- [Stated task]: Collect each line of the entries that holds the string "with".

- [Stored rows]:
BEGIN

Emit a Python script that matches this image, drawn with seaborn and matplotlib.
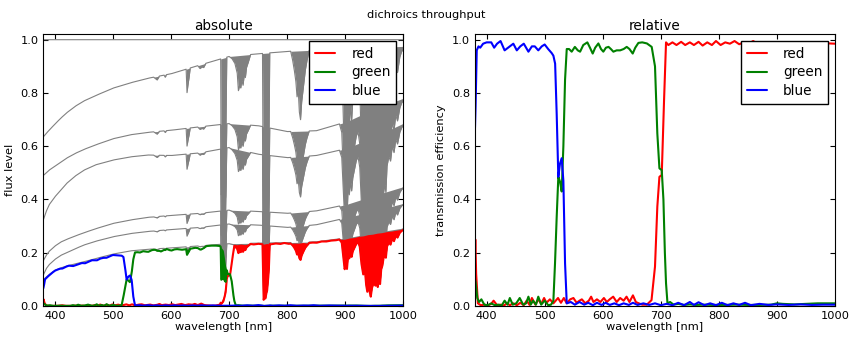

END
BEGIN

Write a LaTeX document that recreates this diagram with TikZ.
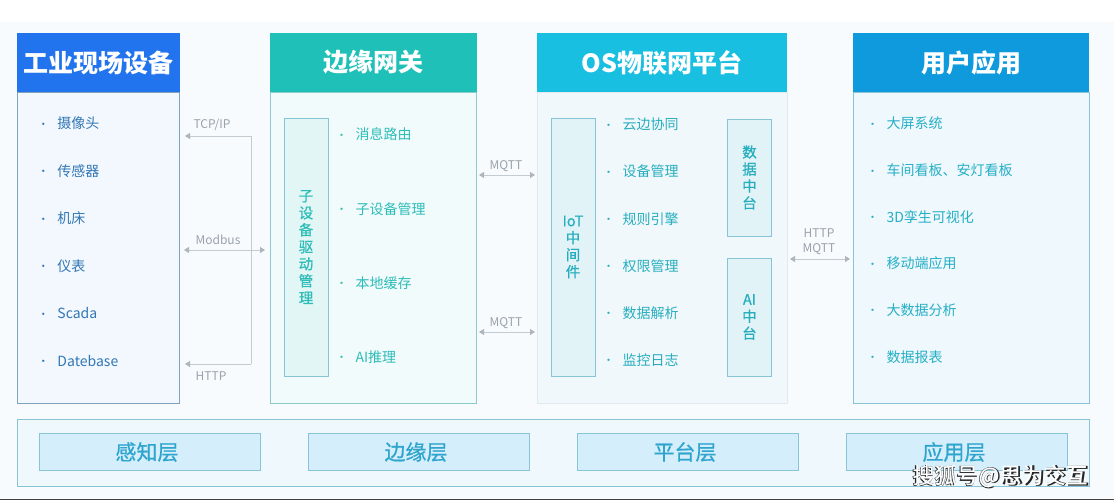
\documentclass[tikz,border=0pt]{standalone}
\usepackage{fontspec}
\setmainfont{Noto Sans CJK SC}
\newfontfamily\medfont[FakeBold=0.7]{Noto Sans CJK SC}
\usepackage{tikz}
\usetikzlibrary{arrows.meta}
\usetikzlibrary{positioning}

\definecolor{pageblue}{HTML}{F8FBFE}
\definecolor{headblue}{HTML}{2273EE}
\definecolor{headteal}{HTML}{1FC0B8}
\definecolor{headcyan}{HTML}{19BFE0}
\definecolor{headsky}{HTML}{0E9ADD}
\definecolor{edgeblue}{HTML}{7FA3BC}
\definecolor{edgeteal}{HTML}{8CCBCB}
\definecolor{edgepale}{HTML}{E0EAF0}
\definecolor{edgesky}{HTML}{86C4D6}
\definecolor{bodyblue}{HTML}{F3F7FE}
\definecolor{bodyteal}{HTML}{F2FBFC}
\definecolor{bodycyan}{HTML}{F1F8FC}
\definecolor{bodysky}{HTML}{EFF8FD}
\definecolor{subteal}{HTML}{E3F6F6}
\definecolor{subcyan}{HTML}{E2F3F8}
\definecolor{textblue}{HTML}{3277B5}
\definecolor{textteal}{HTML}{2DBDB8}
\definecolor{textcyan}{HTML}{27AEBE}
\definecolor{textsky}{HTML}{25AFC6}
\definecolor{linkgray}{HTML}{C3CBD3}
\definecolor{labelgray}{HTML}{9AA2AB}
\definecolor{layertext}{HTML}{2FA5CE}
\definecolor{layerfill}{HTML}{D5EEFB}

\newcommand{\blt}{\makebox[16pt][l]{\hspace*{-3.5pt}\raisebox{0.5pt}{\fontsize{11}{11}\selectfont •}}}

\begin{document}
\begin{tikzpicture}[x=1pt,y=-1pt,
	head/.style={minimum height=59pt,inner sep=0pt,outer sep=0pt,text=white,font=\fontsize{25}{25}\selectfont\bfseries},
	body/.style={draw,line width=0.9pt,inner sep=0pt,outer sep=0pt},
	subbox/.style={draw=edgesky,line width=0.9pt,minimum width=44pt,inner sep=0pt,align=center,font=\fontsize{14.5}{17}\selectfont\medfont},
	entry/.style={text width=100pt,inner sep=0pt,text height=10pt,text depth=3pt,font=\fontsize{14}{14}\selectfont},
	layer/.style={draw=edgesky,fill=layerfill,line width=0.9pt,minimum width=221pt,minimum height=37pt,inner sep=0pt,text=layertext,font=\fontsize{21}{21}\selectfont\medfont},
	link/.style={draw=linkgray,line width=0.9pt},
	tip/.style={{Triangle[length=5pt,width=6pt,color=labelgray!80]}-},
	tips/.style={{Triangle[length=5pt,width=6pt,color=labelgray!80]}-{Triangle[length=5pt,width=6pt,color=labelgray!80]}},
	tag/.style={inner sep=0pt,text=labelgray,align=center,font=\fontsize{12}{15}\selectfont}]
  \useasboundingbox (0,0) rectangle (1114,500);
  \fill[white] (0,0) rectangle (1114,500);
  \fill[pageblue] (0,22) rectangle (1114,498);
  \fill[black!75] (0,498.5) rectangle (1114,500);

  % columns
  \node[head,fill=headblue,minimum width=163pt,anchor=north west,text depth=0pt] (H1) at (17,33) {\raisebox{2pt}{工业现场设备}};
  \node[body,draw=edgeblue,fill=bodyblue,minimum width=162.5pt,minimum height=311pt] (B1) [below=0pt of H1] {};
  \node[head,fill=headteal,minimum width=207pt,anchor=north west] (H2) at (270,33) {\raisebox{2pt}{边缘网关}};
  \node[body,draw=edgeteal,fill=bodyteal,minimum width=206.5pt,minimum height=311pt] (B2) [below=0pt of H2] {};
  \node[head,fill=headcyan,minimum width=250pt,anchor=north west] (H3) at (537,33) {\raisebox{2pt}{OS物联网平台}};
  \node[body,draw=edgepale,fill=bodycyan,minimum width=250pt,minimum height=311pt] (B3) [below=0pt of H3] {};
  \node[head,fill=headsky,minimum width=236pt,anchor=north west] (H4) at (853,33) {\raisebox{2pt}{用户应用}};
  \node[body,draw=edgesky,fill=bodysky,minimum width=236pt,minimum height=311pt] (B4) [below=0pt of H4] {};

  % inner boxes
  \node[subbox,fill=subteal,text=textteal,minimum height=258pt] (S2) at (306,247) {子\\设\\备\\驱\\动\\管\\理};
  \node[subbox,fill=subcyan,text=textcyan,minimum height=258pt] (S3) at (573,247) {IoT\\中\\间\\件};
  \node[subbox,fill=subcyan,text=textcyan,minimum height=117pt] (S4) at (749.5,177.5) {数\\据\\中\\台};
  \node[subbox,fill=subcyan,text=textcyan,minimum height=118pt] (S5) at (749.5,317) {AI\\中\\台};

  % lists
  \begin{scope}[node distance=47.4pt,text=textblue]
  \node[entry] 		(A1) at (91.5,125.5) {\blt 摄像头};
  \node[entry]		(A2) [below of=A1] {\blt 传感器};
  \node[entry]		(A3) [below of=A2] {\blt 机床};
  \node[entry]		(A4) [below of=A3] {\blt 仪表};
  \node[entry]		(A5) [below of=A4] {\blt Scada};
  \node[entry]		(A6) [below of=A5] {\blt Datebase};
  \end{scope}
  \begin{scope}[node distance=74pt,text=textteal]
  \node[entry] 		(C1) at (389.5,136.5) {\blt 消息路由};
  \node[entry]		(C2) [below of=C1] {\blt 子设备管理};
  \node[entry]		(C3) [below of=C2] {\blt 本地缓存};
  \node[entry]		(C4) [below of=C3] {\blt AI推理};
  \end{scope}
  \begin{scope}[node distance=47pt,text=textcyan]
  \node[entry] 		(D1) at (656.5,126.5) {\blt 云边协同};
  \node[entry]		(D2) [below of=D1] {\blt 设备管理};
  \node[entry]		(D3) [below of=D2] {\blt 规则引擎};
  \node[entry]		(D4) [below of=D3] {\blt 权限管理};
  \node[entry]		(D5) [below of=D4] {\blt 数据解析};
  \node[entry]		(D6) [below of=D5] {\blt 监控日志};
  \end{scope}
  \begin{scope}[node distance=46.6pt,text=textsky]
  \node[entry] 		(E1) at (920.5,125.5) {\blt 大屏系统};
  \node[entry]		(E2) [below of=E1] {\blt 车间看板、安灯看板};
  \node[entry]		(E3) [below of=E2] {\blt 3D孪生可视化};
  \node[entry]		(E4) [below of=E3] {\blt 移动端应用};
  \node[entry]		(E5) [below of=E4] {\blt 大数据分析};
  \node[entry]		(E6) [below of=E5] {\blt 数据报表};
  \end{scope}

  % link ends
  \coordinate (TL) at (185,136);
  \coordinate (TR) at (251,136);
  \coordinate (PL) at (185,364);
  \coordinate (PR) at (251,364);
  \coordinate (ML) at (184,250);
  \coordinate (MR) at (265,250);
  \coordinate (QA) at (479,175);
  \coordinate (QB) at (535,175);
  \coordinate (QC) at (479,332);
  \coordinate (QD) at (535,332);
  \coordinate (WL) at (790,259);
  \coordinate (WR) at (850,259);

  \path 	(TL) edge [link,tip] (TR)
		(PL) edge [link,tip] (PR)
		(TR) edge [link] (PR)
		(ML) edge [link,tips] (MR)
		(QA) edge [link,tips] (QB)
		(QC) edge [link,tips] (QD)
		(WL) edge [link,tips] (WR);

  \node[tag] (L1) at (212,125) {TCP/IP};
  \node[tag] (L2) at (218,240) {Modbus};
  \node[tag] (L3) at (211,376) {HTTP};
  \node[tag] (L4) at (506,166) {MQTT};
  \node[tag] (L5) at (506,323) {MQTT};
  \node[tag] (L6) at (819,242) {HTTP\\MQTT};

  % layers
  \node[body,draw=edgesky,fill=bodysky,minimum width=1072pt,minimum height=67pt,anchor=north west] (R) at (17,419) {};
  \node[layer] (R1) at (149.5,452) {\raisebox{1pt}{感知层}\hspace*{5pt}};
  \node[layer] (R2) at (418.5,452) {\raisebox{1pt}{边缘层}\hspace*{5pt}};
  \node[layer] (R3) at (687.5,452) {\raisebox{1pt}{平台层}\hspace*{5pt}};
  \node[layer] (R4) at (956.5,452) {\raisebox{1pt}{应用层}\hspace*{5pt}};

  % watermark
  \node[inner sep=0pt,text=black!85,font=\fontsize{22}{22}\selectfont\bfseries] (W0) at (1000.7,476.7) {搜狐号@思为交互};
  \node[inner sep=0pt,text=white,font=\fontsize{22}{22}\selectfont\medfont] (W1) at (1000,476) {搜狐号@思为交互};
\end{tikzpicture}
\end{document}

END

- [Written response]:
Emit a Python script that matches this image, drawn with seaborn and matplotlib.
Write a LaTeX document that recreates this diagram with TikZ.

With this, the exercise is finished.